ENE-2: Calculate the heat q absorbed or released by a system undergoing a chemical reaction in relationship to the amount of the reacting substance in moles and the molar enthalpy of reaction.
The enthalpy change of a reaction gives the amount of heat energy released (for negative values) or absorbed (for positive values) by a chemical reaction at constant pressure.
ENE-3: Calculate the enthalpy change of a reaction based on the average bond energies of bonds broken and formed in the reaction.
During a chemical reaction, bonds are broken and/or formed, and these events change the potential energy of the system.
The average energy required to break all of the bonds in the reactant molecules can be estimated by adding up the average bond energies of all the bonds in the reactant molecules. Likewise, the average energy released in forming the bonds in the product molecules can be estimated. If the energy released is greater than the energy required, the reaction is exothermic. If the energy required is greater than the energy released, the reaction is endothermic.

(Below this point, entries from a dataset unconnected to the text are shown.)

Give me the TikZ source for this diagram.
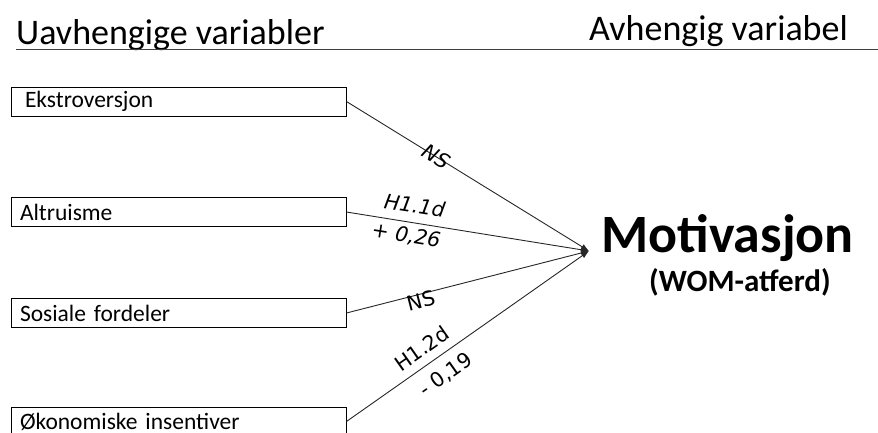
\documentclass[tikz,border=0pt]{standalone}
\usepackage{fontspec}
\setmainfont{Carlito}
\newfontfamily\lblfont{DejaVu Sans}
\usetikzlibrary{arrows.meta}

\tikzset{
  varbox/.style={draw=black, line width=0.9pt, minimum width=335pt, minimum height=29pt,
    text width=317pt, align=left, inner xsep=9pt, inner ysep=0pt,
    font=\fontsize{23.5}{25}\selectfont},
  link/.style={draw=black!85, line width=0.9pt, -{Latex[length=8pt,width=6pt]}},
  coef/.style={sloped, inner sep=1pt, font=\lblfont\fontsize{20.5}{22}\selectfont},
  coefit/.style={coef, font=\lblfont\itshape\fontsize{20.5}{22}\selectfont},
  header/.style={inner sep=0pt, font=\fontsize{36}{38}\selectfont}
}

\begin{document}
\begin{tikzpicture}[x=1pt, y=-1pt]
\useasboundingbox (0,0) rectangle (878,432);
\clip (0,0) rectangle (878,432);

% column headers and rule
\node[header, anchor=base west] (hl) at (16,44.5) {Uavhengige variabler};
\node[header, anchor=base east] (hr) at (848,40.5) {Avhengig variabel};
\draw[line width=1.3pt, black!75] (16,49.5) -- (878,49.5);

% independent variables
\node[varbox] (ek) at (178.5,101.5) {\hspace{5pt}Ekstroversjon};
\node[varbox] (al) at (178.5,212) {Altruisme};
\node[varbox] (so) at (178.5,313) {Sosiale fordeler};
\node[varbox] (ok) at (178.5,421.5) {Økonomiske insentiver};

% dependent variable
\coordinate (m) at (589,251);
\node[inner sep=0pt, anchor=base west, font=\bfseries\fontsize{54}{56}\selectfont] (mot) at (601,252) {Motivasjon};
\node[inner sep=0pt, anchor=base west, font=\bfseries\fontsize{31}{33}\selectfont] (wom) at (649,291) {(WOM-atferd)};

% paths
\draw[link] (ek.east) -- node[coefit, pos=0.37] {NS} (m);
\draw[link] (al.east) -- node[coefit, pos=0.27, above=8pt] {H1.1d}
                         node[coefit, pos=0.255, below=3.5pt] {+ 0,26} (m);
\draw[link] (so.east) -- node[coef, pos=0.30, yshift=-6.5pt] {NS} (m);
\draw[link] (ok.east) -- node[coef, pos=0.35, above=7pt] {H1.2d}
                         node[coef, pos=0.365, below=9pt] {- 0,19} (m);
\end{tikzpicture}
\end{document}
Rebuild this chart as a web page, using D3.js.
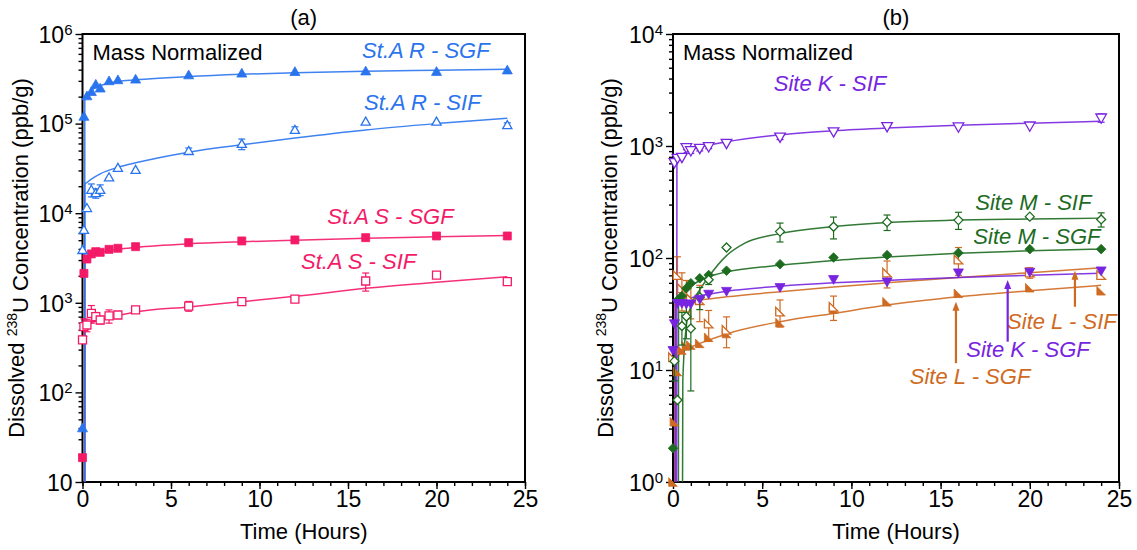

ENE-3: Calculate the enthalpy change for a chemical or physical process based on the standard enthalpies of formation.
Tables of standard enthalpies of formation can be used to calculate the standard enthalpies of reactions. EQN: ΔH°reaction = Σ∆Hf °products − ΣΔHf °reactants
ENE-3: Represent a chemical or physical process as a sequence of steps.
ENE-3: Explain the relationship between the enthalpy of a chemical or physical process and the sum of the enthalpies of the individual steps.
Although the concept of “state function” is not required for the course, two principles of Hess’s law should be understood. First, when a reaction is reversed, the enthalpy change stays constant in magnitude but becomes reversed in mathematical sign. Second, when two (or more) reactions are added to obtain an overall reaction, the individual enthalpy changes of each reaction are added to obtain the net enthalpy of the overall reaction.
When the products of a reaction are at a different temperature than their surroundings, they exchange energy with the surroundings to reach thermal equilibrium. Thermal energy is transferred to the surroundings from the products of an exothermic reaction. Thermal energy is transferred from the surroundings to the products of an endothermic reaction.